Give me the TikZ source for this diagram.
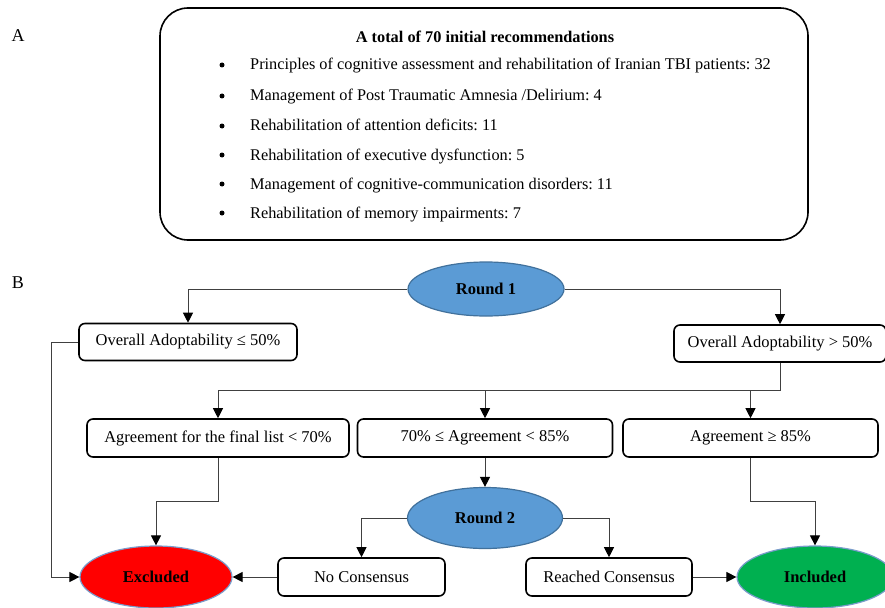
\documentclass[tikz,border=0pt]{standalone}
\usepackage{fontspec}
\setmainfont{Liberation Serif}
\usetikzlibrary{shapes.geometric,arrows.meta,calc}
\definecolor{roundblue}{HTML}{5B9BD5}
\definecolor{roundedge}{HTML}{41719C}
\definecolor{okgreen}{HTML}{00B050}
\definecolor{edgeblue}{HTML}{7A9CCB}
\definecolor{linegray}{HTML}{404040}
\frenchspacing
\tikzset{
  box/.style={draw=black, line width=1.6pt, rounded corners=6pt, inner sep=0pt, font=\fontsize{16.5}{19}\selectfont, align=center},
  oval/.style={ellipse, draw=roundedge, line width=1.2pt, inner sep=0pt, font=\fontsize{16.5}{19}\selectfont\bfseries},
  conn/.style={draw=linegray, line width=1pt, -{Triangle[length=10pt,width=10pt,black]}},
  plain/.style={draw=linegray, line width=1pt},
  item/.style={anchor=base west, inner sep=0pt, font=\fontsize{16.3}{19}\selectfont},
  bul/.style={circle, fill=black, inner sep=0pt, minimum size=5pt},
  lab/.style={inner sep=0pt, font=\fontsize{18}{21}\selectfont}
}
\begin{document}
\begin{tikzpicture}[x=1pt,y=-1pt]
\useasboundingbox (0,0) rectangle (885,607);
\fill[white] (0,0) rectangle (885,607);
% Part A
\node[lab] (labA) at (18,36) {A};
\node[draw=black, line width=1.6pt, rounded corners=28pt, minimum width=648pt, minimum height=232pt, inner sep=0pt] (topbox) at (484,124) {};
\node[inner sep=0pt, font=\fontsize{16.3}{19}\selectfont\bfseries] (title) at (485,37) {A total of 70 initial recommendations};
\foreach \y/\t [count=\i] in {65/{Principles of cognitive assessment and rehabilitation of Iranian TBI patients: 32},
  96/{Management of Post Traumatic Amnesia /Delirium: 4},
  126/{Rehabilitation of attention deficits: 11},
  155/{Rehabilitation of executive dysfunction: 5},
  184/{Management of cognitive-communication disorders: 11},
  213/{Rehabilitation of memory impairments: 7}}{
  \node[bul] (b\i) at (222,\y) {};
  \node[item] (t\i) at (250,\y+5) {\t};
}
% Part B
\node[lab] (labB) at (18,283) {B};
\node[oval, fill=roundblue, minimum width=156pt, minimum height=54pt] (r1) at (486,289) {Round 1};
\node[box, minimum width=218pt, minimum height=37pt] (ad1) at (188,342) {Overall Adoptability ≤ 50\%};
\node[box, minimum width=212pt, minimum height=37pt] (ad2) at (780,343.5) {Overall Adoptability > 50\%};
\node[box, minimum width=262pt, minimum height=38pt] (ag1) at (218,438) {Agreement for the final list < 70\%};
\node[box, minimum width=255pt, minimum height=38pt] (ag2) at (485,438) {70\% ≤ Agreement < 85\%};
\node[box, minimum width=255pt, minimum height=38pt] (ag3) at (750.5,438) {Agreement ≥ 85\%};
\node[oval, fill=roundblue, minimum width=155pt, minimum height=61pt] (r2) at (485,518) {Round 2};
\node[box, minimum width=167pt, minimum height=38pt] (nc) at (361.5,577) {No Consensus};
\node[box, minimum width=166pt, minimum height=38pt] (rc) at (609,577) {Reached Consensus};
\node[oval, draw=edgeblue, fill=red, minimum width=152pt, minimum height=62pt] (exc) at (156,577) {Excluded};
\node[oval, draw=edgeblue, fill=okgreen, minimum width=156pt, minimum height=62pt] (inc) at (815,577) {Included};
\coordinate (split) at (485,390);
% connectors
\draw[conn] (r1.west) -| (ad1.north);
\draw[conn] (r1.east) -| (ad2.north);
\draw[plain] (ad2.south) -- (ad2.south |- split) -- (ag1.north |- split);
\draw[conn] (ag1.north |- split) -- (ag1.north);
\draw[conn] (split) -- (ag2.north);
\draw[conn] (ag3.north |- split) -- (ag3.north);
\draw[conn] (ad1.west) -- ++(-27,0) |- (exc.west);
\draw[conn] (ag1.south) -- ++(0,44) -| (exc.north);
\draw[conn] (ag2.south) -- (r2.north);
\draw[conn] (r2.west) -| (nc.north);
\draw[conn] (r2.east) -| (rc.north);
\draw[conn] (nc.west) -- (exc.east);
\draw[conn] (rc.east) -- (inc.west);
\draw[conn] (ag3.south) -- ++(0,44) -| (inc.north);
\end{tikzpicture}
\end{document}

──────────────────────────────

* **SHORT EXERCISE**:
The pictures should not be reproduced; quote all of the other material exactly.

* **WRITTEN REPLY**:
Give me the TikZ source for this diagram.
\documentclass[tikz,border=0pt]{standalone}
\usepackage{fontspec}
\setmainfont{Liberation Serif}
\usetikzlibrary{shapes.geometric,arrows.meta,calc}
\definecolor{roundblue}{HTML}{5B9BD5}
\definecolor{roundedge}{HTML}{41719C}
\definecolor{okgreen}{HTML}{00B050}
\definecolor{edgeblue}{HTML}{7A9CCB}
\definecolor{linegray}{HTML}{404040}
\frenchspacing
\tikzset{
  box/.style={draw=black, line width=1.6pt, rounded corners=6pt, inner sep=0pt, font=\fontsize{16.5}{19}\selectfont, align=center},
  oval/.style={ellipse, draw=roundedge, line width=1.2pt, inner sep=0pt, font=\fontsize{16.5}{19}\selectfont\bfseries},
  conn/.style={draw=linegray, line width=1pt, -{Triangle[length=10pt,width=10pt,black]}},
  plain/.style={draw=linegray, line width=1pt},
  item/.style={anchor=base west, inner sep=0pt, font=\fontsize{16.3}{19}\selectfont},
  bul/.style={circle, fill=black, inner sep=0pt, minimum size=5pt},
  lab/.style={inner sep=0pt, font=\fontsize{18}{21}\selectfont}
}
\begin{document}
\begin{tikzpicture}[x=1pt,y=-1pt]
\useasboundingbox (0,0) rectangle (885,607);
\fill[white] (0,0) rectangle (885,607);
% Part A
\node[lab] (labA) at (18,36) {A};
\node[draw=black, line width=1.6pt, rounded corners=28pt, minimum width=648pt, minimum height=232pt, inner sep=0pt] (topbox) at (484,124) {};
\node[inner sep=0pt, font=\fontsize{16.3}{19}\selectfont\bfseries] (title) at (485,37) {A total of 70 initial recommendations};
\foreach \y/\t [count=\i] in {65/{Principles of cognitive assessment and rehabilitation of Iranian TBI patients: 32},
  96/{Management of Post Traumatic Amnesia /Delirium: 4},
  126/{Rehabilitation of attention deficits: 11},
  155/{Rehabilitation of executive dysfunction: 5},
  184/{Management of cognitive-communication disorders: 11},
  213/{Rehabilitation of memory impairments: 7}}{
  \node[bul] (b\i) at (222,\y) {};
  \node[item] (t\i) at (250,\y+5) {\t};
}
% Part B
\node[lab] (labB) at (18,283) {B};
\node[oval, fill=roundblue, minimum width=156pt, minimum height=54pt] (r1) at (486,289) {Round 1};
\node[box, minimum width=218pt, minimum height=37pt] (ad1) at (188,342) {Overall Adoptability ≤ 50\%};
\node[box, minimum width=212pt, minimum height=37pt] (ad2) at (780,343.5) {Overall Adoptability > 50\%};
\node[box, minimum width=262pt, minimum height=38pt] (ag1) at (218,438) {Agreement for the final list < 70\%};
\node[box, minimum width=255pt, minimum height=38pt] (ag2) at (485,438) {70\% ≤ Agreement < 85\%};
\node[box, minimum width=255pt, minimum height=38pt] (ag3) at (750.5,438) {Agreement ≥ 85\%};
\node[oval, fill=roundblue, minimum width=155pt, minimum height=61pt] (r2) at (485,518) {Round 2};
\node[box, minimum width=167pt, minimum height=38pt] (nc) at (361.5,577) {No Consensus};
\node[box, minimum width=166pt, minimum height=38pt] (rc) at (609,577) {Reached Consensus};
\node[oval, draw=edgeblue, fill=red, minimum width=152pt, minimum height=62pt] (exc) at (156,577) {Excluded};
\node[oval, draw=edgeblue, fill=okgreen, minimum width=156pt, minimum height=62pt] (inc) at (815,577) {Included};
\coordinate (split) at (485,390);
% connectors
\draw[conn] (r1.west) -| (ad1.north);
\draw[conn] (r1.east) -| (ad2.north);
\draw[plain] (ad2.south) -- (ad2.south |- split) -- (ag1.north |- split);
\draw[conn] (ag1.north |- split) -- (ag1.north);
\draw[conn] (split) -- (ag2.north);
\draw[conn] (ag3.north |- split) -- (ag3.north);
\draw[conn] (ad1.west) -- ++(-27,0) |- (exc.west);
\draw[conn] (ag1.south) -- ++(0,44) -| (exc.north);
\draw[conn] (ag2.south) -- (r2.north);
\draw[conn] (r2.west) -| (nc.north);
\draw[conn] (r2.east) -| (rc.north);
\draw[conn] (nc.west) -- (exc.east);
\draw[conn] (rc.east) -- (inc.west);
\draw[conn] (ag3.south) -- ++(0,44) -| (inc.north);
\end{tikzpicture}
\end{document}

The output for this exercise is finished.